Nevertheless, some points need to be addressed. First, the underlying assumptions may not be applicable to certain situations. Because DBS is targeted at and optimized to discover a cluster of edges connected through one node, it cannot be used to detect a cluster that does not contain a centric hub‐like node. If any particular node of a cluster, for example, does not have many edges and if every node of a cluster is evenly connected, DBS would be unable to identify it as a cluster. This indicates that DBS is not a replacement for other cluster‐wise correction methods, but should be considered a complementary method. Second, DBS does not account for the smoothness of fMRI data. The application of cluster‐wise correction methods to the analysis of MRI data, such as fMRI with task‐activation, entails the use of image smoothness to estimate the significance of a cluster [e.g., random field theory, Worsley et al., 1992]. In DBS, the use of nodes with an insufficient size would be inappropriate. Because of the smoothness in functional imaging, neighboring voxels and/or areas have similar patterns of temporal signals and would be estimated being synchronized and connected. Hence, nodes that are defined to have a small size would produce a result that would be incorrectly affected by connections among spatially connected nodes.

CONCLUSION

In this article, we present a novel method, DBS, to control the FWER in connectivity analysis. DBS can be used to identify a set of edges connected through a single hub‐like node.
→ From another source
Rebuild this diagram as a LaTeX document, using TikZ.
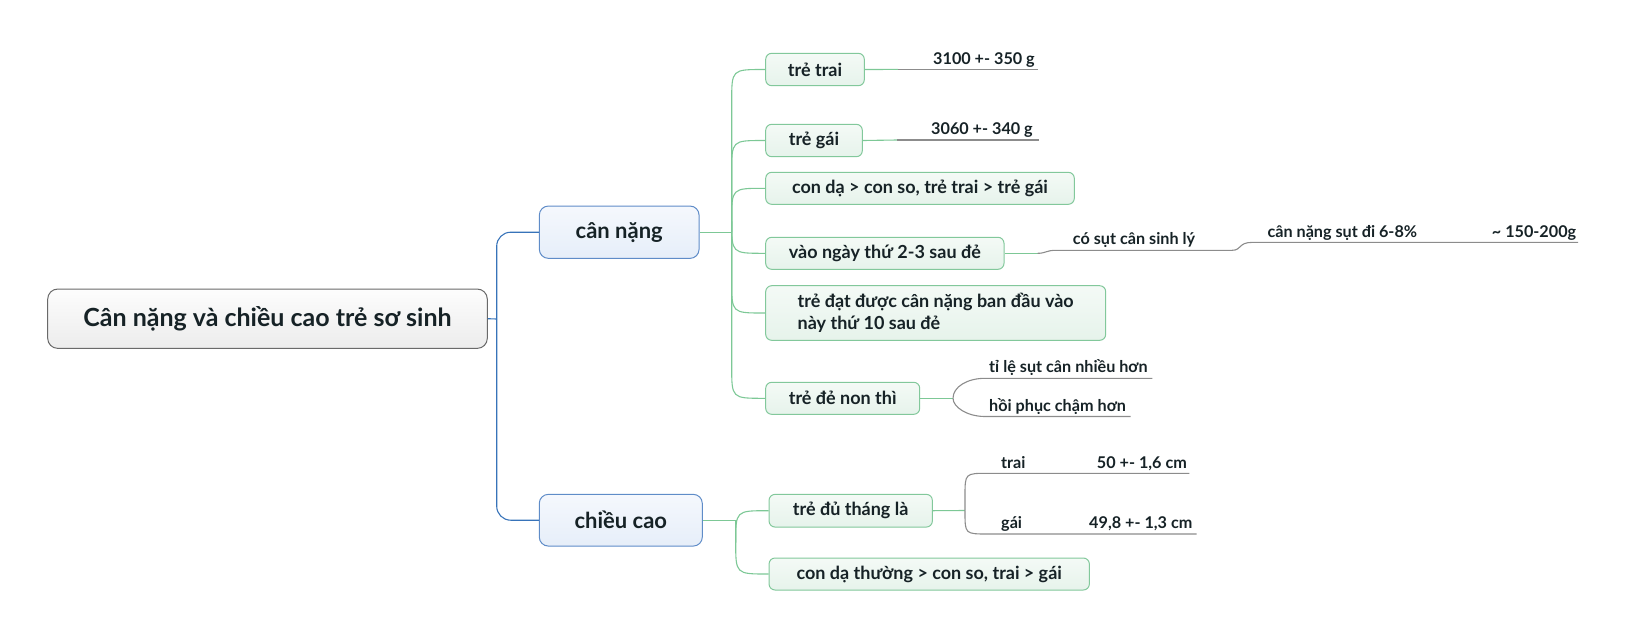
\documentclass[tikz,border=0pt]{standalone}
\usepackage{fontspec}
\setmainfont{Lato}
\usetikzlibrary{calc}
\definecolor{txt}{RGB}{22,34,38}
\definecolor{bluel}{RGB}{55,115,185}
\definecolor{blueborder}{RGB}{95,140,200}
\definecolor{bluetop}{RGB}{245,248,253}
\definecolor{bluebot}{RGB}{230,238,249}
\definecolor{greenl}{RGB}{125,200,150}
\definecolor{greenborder}{RGB}{130,200,155}
\definecolor{greentop}{RGB}{244,250,246}
\definecolor{greenbot}{RGB}{230,243,235}
\definecolor{rootborder}{RGB}{105,105,105}
\definecolor{roottop}{RGB}{253,253,253}
\definecolor{rootbot}{RGB}{236,236,236}
\definecolor{grayl}{RGB}{140,140,140}
\newcommand\brto[4]{\draw[#1] (#2) -- ($(#2|-#3.west)+(0,#4)$) .. controls (#2|-#3.west) .. ($(#2|-#3.west)+(32,0)$) -- (#3.west);}
\begin{document}
\begin{tikzpicture}[x=1pt,y=-1pt,
  rootbox/.style={draw=rootborder, line width=1pt, rounded corners=10pt, top color=roottop, bottom color=rootbot, inner sep=0pt, text=txt, font=\bfseries\fontsize{25}{30}\selectfont},
  mainbox/.style={draw=blueborder, line width=1pt, rounded corners=9pt, top color=bluetop, bottom color=bluebot, inner sep=0pt, text=txt, font=\bfseries\fontsize{22}{26}\selectfont},
  subbox/.style={draw=greenborder, line width=1pt, rounded corners=6pt, top color=greentop, bottom color=greenbot, inner sep=0pt, text=txt, font=\bfseries\fontsize{18}{22}\selectfont},
  leaf/.style={anchor=base west, inner sep=0pt, text=txt, font=\bfseries\fontsize{16.2}{19}\selectfont},
  blueline/.style={draw=bluel, line width=1.1pt},
  greenline/.style={draw=greenl, line width=1.1pt},
  grayline/.style={draw=grayl, line width=1.1pt}]
\useasboundingbox (0,0) rectangle (1625,638);
% boxes
\node[rootbox, minimum width=439.6pt, minimum height=59.3pt] (root) at (267.5,318.7) {Cân nặng và chiều cao trẻ sơ sinh};
\node[mainbox, minimum width=159.7pt, minimum height=52.3pt] (cannang) at (619.2,232.2) {cân nặng};
\node[mainbox, minimum width=163pt, minimum height=51.7pt] (chieucao) at (620.8,520.2) {chiều cao};
\node[subbox, minimum width=98.6pt, minimum height=32.4pt] (tretrai) at (815,69.5) {trẻ trai};
\node[subbox, minimum width=96.6pt, minimum height=32.4pt] (tregai) at (814,140.5) {trẻ gái};
\node[subbox, minimum width=308.6pt, minimum height=32pt] (conda) at (920,188.3) {con dạ > con so, trẻ trai > trẻ gái};
\node[subbox, minimum width=238.3pt, minimum height=32pt] (vaongay) at (884.85,253.3) {vào ngày thứ 2-3 sau đẻ};
\node[subbox, minimum width=340pt, minimum height=54.6pt, align=left] (tredat) at (935.7,313) {trẻ đạt được cân nặng ban đầu vào\\này thứ 10 sau đẻ};
\node[subbox, minimum width=154pt, minimum height=32pt] (trenon) at (842.7,398.3) {trẻ đẻ non thì};
\node[subbox, minimum width=163.3pt, minimum height=32.7pt] (tredu) at (850.7,510.7) {trẻ đủ tháng là};
\node[subbox, minimum width=320.3pt, minimum height=32pt] (condathuong) at (929.2,574) {con dạ thường > con so, trai > gái};
% leaves
\node[leaf] (l3100) at (933,64) {3100 +- 350 g};
\node[leaf] (l3060) at (931,134) {3060 +- 340 g};
\node[leaf] (cosut) at (1072.7,244.3) {có sụt cân sinh lý};
\node[leaf] (sutdi) at (1267.3,237.2) {cân nặng sụt đi 6-8\%};
\node[leaf] (l150) at (1491.7,237.2) {\textasciitilde{} 150-200g};
\node[leaf] (tile) at (989,372.3) {tỉ lệ sụt cân nhiều hơn};
\node[leaf] (hoiphuc) at (989,411.2) {hồi phục chậm hơn};
\node[leaf] (trai) at (1001,468) {trai};
\node[leaf] (l50) at (1096.7,468) {50 +- 1,6 cm};
\node[leaf] (gai) at (1001,528.5) {gái};
\node[leaf] (l498) at (1089,528.5) {49,8 +- 1,3 cm};
% junctions
\coordinate (J0) at (496.7,319);
\coordinate (J1) at (731.7,232.2);
\coordinate (J2) at (735.7,520.2);
% root connectors
\draw[blueline] (root.east) -- (J0);
\draw[blueline, rounded corners=14pt] (J0) |- (cannang.west);
\draw[blueline, rounded corners=14pt] (J0) |- (chieucao.west);
% cân nặng children
\draw[greenline] (cannang.east) -- (J1);
\brto{greenline}{J1}{tretrai}{32}
\brto{greenline}{J1}{tregai}{32}
\brto{greenline}{J1}{conda}{32}
\brto{greenline}{J1}{vaongay}{-32}
\brto{greenline}{J1}{tredat}{-32}
\brto{greenline}{J1}{trenon}{-32}
% chiều cao children
\draw[greenline] (chieucao.east) -- (J2);
\brto{greenline}{J2}{tredu}{32}
\brto{greenline}{J2}{condathuong}{-32}
% leaf connectors
\coordinate (a1) at (898,69.4);
\coordinate (a2) at (1038,69.4);
\draw[greenline] (tretrai.east) -- (a1);
\draw[grayline] (a1) -- (a2);
\coordinate (b1) at (897,140);
\coordinate (b2) at (1039,140);
\draw[greenline] (tregai.east) -- (b1);
\draw[grayline] (b1) -- (b2);
\coordinate (c1) at (1037.7,253.3);
\coordinate (c2) at (1232,250.3);
\coordinate (c3) at (1578,242.4);
\draw[greenline] (vaongay.east) -- (c1);
\draw[grayline] (c1) .. controls (1046,253.3) and (1046,250.3) .. (1056,250.3) -- (c2) .. controls (1242,250.3) and (1238,242.4) .. (1252,242.4) -- (c3);
\coordinate (d1) at (953,398.3);
\coordinate (d2) at (1152.3,378.3);
\coordinate (d3) at (1130.7,416.5);
\draw[greenline] (trenon.east) -- (d1);
\draw[grayline] (d1) .. controls (953,387) and (967,378.3) .. (985,378.3) -- (d2);
\draw[grayline] (d1) .. controls (953,407) and (967,416.5) .. (985,416.5) -- (d3);
\coordinate (e1) at (965,510.5);
\coordinate (e2) at (1189.3,473.3);
\coordinate (e3) at (1196.7,534);
\draw[greenline] (tredu.east) -- (e1);
\draw[grayline] (e1) -- (965,496) .. controls (965,473.3) .. (988,473.3) -- (e2);
\draw[grayline] (e1) -- (965,512) .. controls (965,534) .. (988,534) -- (e3);
\end{tikzpicture}
\end{document}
The application of DBS enabled us to detect one‐node‐centered clusters that are significantly associated with an effect of particular interest. Furthermore, we suggested a new cluster measure to overcome the arbitrary selection of an initial cluster‐forming threshold and the lack of spatial specificity. We demonstrated the effectiveness of DBS in diverse situations with multiple imaging modalities, for patients affected by different neurodegenerative disorders. We believe that DBS is widely applicable to cognitive or clinical studies and yields statistically robust and easily interpretable results.